> **WHAT TO DO**:
Starting at the first line of the data, print each line verbatim up to and including the line bearing "const flecha = [18, 20.75];", omitting pictures.

begin INFORMATION SHOWN

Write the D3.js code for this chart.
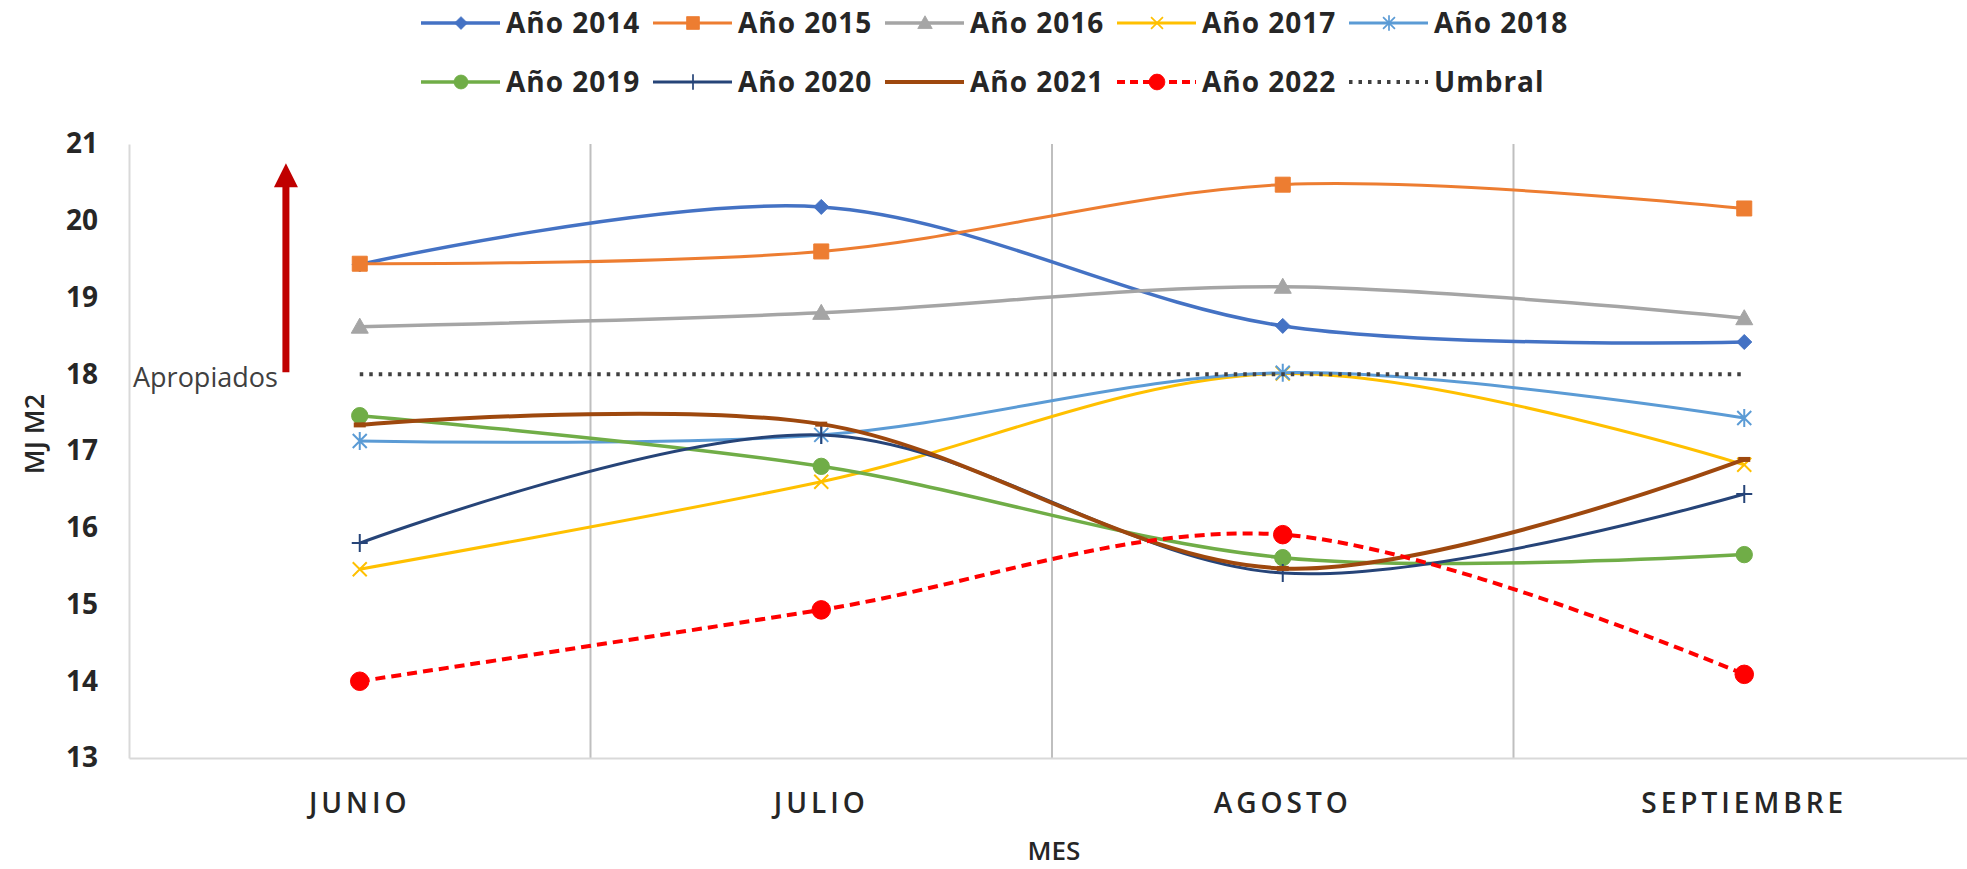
<html>
<head>
  <meta charset="utf-8">
  <style type="text/css">
    body { margin: 0; background: #fff; }
    svg { display: block; }
  </style>
</head>
<body>
  <div id="viz"></div>
  <script src="https://cdnjs.cloudflare.com/ajax/libs/d3/7.8.5/d3.min.js"></script>
  <script>
  // data
  const meses = ['JUNIO', 'JULIO', 'AGOSTO', 'SEPTIEMBRE'];
  const anio2014 = [19.43, 20.18, 18.63, 18.42];
  const anio2015 = [19.44, 19.60, 20.47, 20.16];
  const anio2016 = [18.62, 18.80, 19.14, 18.73];
  const anio2017 = [15.46, 16.60, 18.01, 16.82];
  const anio2018 = [17.13, 17.21, 18.02, 17.43];
  const anio2019 = [17.46, 16.80, 15.61, 15.65];
  const anio2020 = [15.80, 17.21, 15.41, 16.44];
  const anio2021 = [17.34, 17.35, 15.47, 16.89];
  const anio2022 = [14.00, 14.93, 15.91, 14.09];
  const umbral = [18, 18, 18, 18];
  const yTicks = [13, 14, 15, 16, 17, 18, 19, 20, 21];
  // annotation: "Apropiados" arrow from the threshold upwards
  const flecha = [18, 20.75];

  // series table (styles kept here, values come from the arrays above)
  const series = [
    { name: 'Año 2014', values: anio2014, color: '#4472C4', marker: 'diamond', w: 3.5 },
    { name: 'Año 2015', values: anio2015, color: '#ED7D31', marker: 'square', w: 3 },
    { name: 'Año 2016', values: anio2016, color: '#A5A5A5', marker: 'triangle', w: 3.5 },
    { name: 'Año 2017', values: anio2017, color: '#FFC000', marker: 'x', w: 3 },
    { name: 'Año 2018', values: anio2018, color: '#5B9BD5', marker: 'asterisk', w: 3 },
    { name: 'Año 2019', values: anio2019, color: '#70AD47', marker: 'circle', w: 3.5 },
    { name: 'Año 2020', values: anio2020, color: '#264478', marker: 'plus', w: 3 },
    { name: 'Año 2021', values: anio2021, color: '#9E480E', marker: 'dash', w: 4 },
    { name: 'Año 2022', values: anio2022, color: '#FF0000', marker: 'bigcircle', w: 4, dash: '10,6' },
    { name: 'Umbral', values: umbral, color: '#404040', marker: 'none', w: 4, dash: '3.5,6', dotted: true }
  ];

  const width = 1967, height = 869;
  const plotLeft = 129, plotRight = 1975, plotTop = 144, plotBottom = 758;

  const svg = d3.select('#viz').append('svg')
    .attr('width', width)
    .attr('height', height)
    .style('font-family', '"Open Sans", sans-serif');

  const x = d3.scaleBand()
    .domain(meses)
    .range([plotLeft, plotRight])
    .padding(0);
  const cx = (m) => x(m) + x.bandwidth() / 2;

  const y = d3.scaleLinear()
    .domain([13, 21])
    .range([plotBottom, plotTop]);

  // vertical gridlines between categories
  svg.append('g')
    .selectAll('line')
    .data(meses.slice(1))
    .enter().append('line')
      .attr('x1', (d) => x(d))
      .attr('x2', (d) => x(d))
      .attr('y1', plotTop)
      .attr('y2', plotBottom)
      .attr('stroke', '#BFBFBF')
      .attr('stroke-width', 2);

  // y axis
  const yAxis = svg.append('g')
    .attr('transform', 'translate(' + plotLeft + ',0)')
    .call(d3.axisLeft(y).tickValues(yTicks).tickSize(0).tickPadding(31));
  yAxis.select('.domain').attr('stroke', '#D9D9D9').attr('stroke-width', 2);
  yAxis.selectAll('text')
    .attr('fill', '#262626')
    .style('font-size', '28px')
    .style('font-weight', 700)
    .style('font-family', '"Open Sans", sans-serif');

  // x axis
  const xAxis = svg.append('g')
    .attr('transform', 'translate(0,' + plotBottom + ')')
    .call(d3.axisBottom(x).tickSize(0));
  xAxis.select('.domain').attr('stroke', '#D9D9D9').attr('stroke-width', 2);
  xAxis.selectAll('text')
    .attr('y', 45)
    .attr('dy', '0.36em')
    .attr('fill', '#262626')
    .style('font-size', '28px')
    .style('font-weight', 600)
    .style('letter-spacing', '4px')
    .style('font-family', '"Open Sans", sans-serif');

  // axis titles
  svg.append('text')
    .attr('x', (plotLeft + plotRight) / 2 + 2)
    .attr('y', 860)
    .attr('text-anchor', 'middle')
    .attr('fill', '#262626')
    .style('font-size', '26px')
    .style('font-weight', 600)
    .text('MES');

  svg.append('text')
    .attr('transform', 'translate(44,434) rotate(-90)')
    .attr('text-anchor', 'middle')
    .attr('fill', '#262626')
    .style('font-size', '27px')
    .style('font-weight', 600)
    .text('MJ M2');

  // marker paths
  const markerPath = (type) => {
    switch (type) {
      case 'diamond': return 'M0,-7.5L7.5,0L0,7.5L-7.5,0Z';
      case 'square': return 'M-7.5,-7.5H7.5V7.5H-7.5Z';
      case 'triangle': return 'M0,-8.5L8.5,6.5L-8.5,6.5Z';
      case 'x': return 'M-7,-7L7,7M-7,7L7,-7';
      case 'asterisk': return 'M-7,-7L7,7M-7,7L7,-7M0,-9L0,9';
      case 'plus': return 'M-8,0L8,0M0,-9L0,9';
      case 'dash': return 'M-6,0L6,0';
      case 'circle': return d3.symbol(d3.symbolCircle, 210)();
      case 'bigcircle': return d3.symbol(d3.symbolCircle, 270)();
      default: return null;
    }
  };
  const filled = (type) => ['diamond', 'square', 'triangle', 'circle', 'bigcircle'].includes(type);

  const line = d3.line()
    .x((d, i) => cx(meses[i]))
    .y((d) => y(d))
    .curve(d3.curveCardinal.tension(0));

  const flatLine = d3.line()
    .x((d, i) => cx(meses[i]))
    .y((d) => y(d));

  const seriesG = svg.append('g')
    .selectAll('g')
    .data(series)
    .enter().append('g');

  seriesG.append('path')
    .attr('d', (s) => s.dotted ? flatLine(s.values) : line(s.values))
    .attr('fill', 'none')
    .attr('stroke', (s) => s.color)
    .attr('stroke-width', (s) => s.w)
    .attr('stroke-dasharray', (s) => s.dash || null);

  seriesG.each(function(s) {
    if (s.marker === 'none') return;
    d3.select(this).selectAll('path.mk')
      .data(s.values)
      .enter().append('path')
        .attr('class', 'mk')
        .attr('transform', (d, i) => 'translate(' + cx(meses[i]) + ',' + y(d) + ')')
        .attr('d', markerPath(s.marker))
        .attr('fill', filled(s.marker) ? s.color : 'none')
        .attr('stroke', s.color)
        .attr('stroke-width', filled(s.marker) ? 1 : (s.marker === 'dash' ? 5 : 2));
  });

  // annotation arrow and label
  const arrowX = x('JUNIO') + x.bandwidth() * 0.34;
  svg.append('line')
    .attr('x1', arrowX)
    .attr('x2', arrowX)
    .attr('y1', y(flecha[0]) - 2)
    .attr('y2', y(flecha[1]) + 22)
    .attr('stroke', '#C00000')
    .attr('stroke-width', 7);
  svg.append('path')
    .attr('transform', 'translate(' + arrowX + ',' + y(flecha[1]) + ')')
    .attr('d', 'M0,0L12,24L-12,24Z')
    .attr('fill', '#C00000');

  svg.append('text')
    .attr('x', plotLeft + 4)
    .attr('y', y(flecha[0]) + 13)
    .attr('fill', '#404040')
    .style('font-size', '27px')
    .text('Apropiados');

  // legend
  const legend = svg.append('g')
    .selectAll('g')
    .data(series)
    .enter().append('g')
      .attr('transform', (s, i) => 'translate(' + (421 + (i % 5) * 232) + ',' + (i < 5 ? 23 : 82) + ')');

  legend.append('line')
    .attr('x1', 0)
    .attr('x2', 79)
    .attr('stroke', (s) => s.color)
    .attr('stroke-width', (s) => s.w)
    .attr('stroke-dasharray', (s) => s.dotted ? '3.5,6' : (s.dash ? '8,5' : null));

  legend.each(function(s) {
    if (s.marker === 'none') return;
    d3.select(this).append('path')
      .attr('transform', 'translate(40,0) scale(0.85)')
      .attr('d', markerPath(s.marker))
      .attr('fill', filled(s.marker) ? s.color : 'none')
      .attr('stroke', s.color)
      .attr('stroke-width', filled(s.marker) ? 1 : 2);
  });

  legend.append('text')
    .attr('x', 85)
    .attr('dy', '0.36em')
    .attr('fill', '#262626')
    .style('font-size', '28px')
    .style('font-weight', 700)
    .style('letter-spacing', '1px')
    .text((s) => s.name);
  </script>
</body>
</html>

end INFORMATION SHOWN

> **ANSWER TO THIS PROBLEM**:
Write the D3.js code for this chart.
<html>
<head>
  <meta charset="utf-8">
  <style type="text/css">
    body { margin: 0; background: #fff; }
    svg { display: block; }
  </style>
</head>
<body>
  <div id="viz"></div>
  <script src="https://cdnjs.cloudflare.com/ajax/libs/d3/7.8.5/d3.min.js"></script>
  <script>
  // data
  const meses = ['JUNIO', 'JULIO', 'AGOSTO', 'SEPTIEMBRE'];
  const anio2014 = [19.43, 20.18, 18.63, 18.42];
  const anio2015 = [19.44, 19.60, 20.47, 20.16];
  const anio2016 = [18.62, 18.80, 19.14, 18.73];
  const anio2017 = [15.46, 16.60, 18.01, 16.82];
  const anio2018 = [17.13, 17.21, 18.02, 17.43];
  const anio2019 = [17.46, 16.80, 15.61, 15.65];
  const anio2020 = [15.80, 17.21, 15.41, 16.44];
  const anio2021 = [17.34, 17.35, 15.47, 16.89];
  const anio2022 = [14.00, 14.93, 15.91, 14.09];
  const umbral = [18, 18, 18, 18];
  const yTicks = [13, 14, 15, 16, 17, 18, 19, 20, 21];
  // annotation: "Apropiados" arrow from the threshold upwards
  const flecha = [18, 20.75];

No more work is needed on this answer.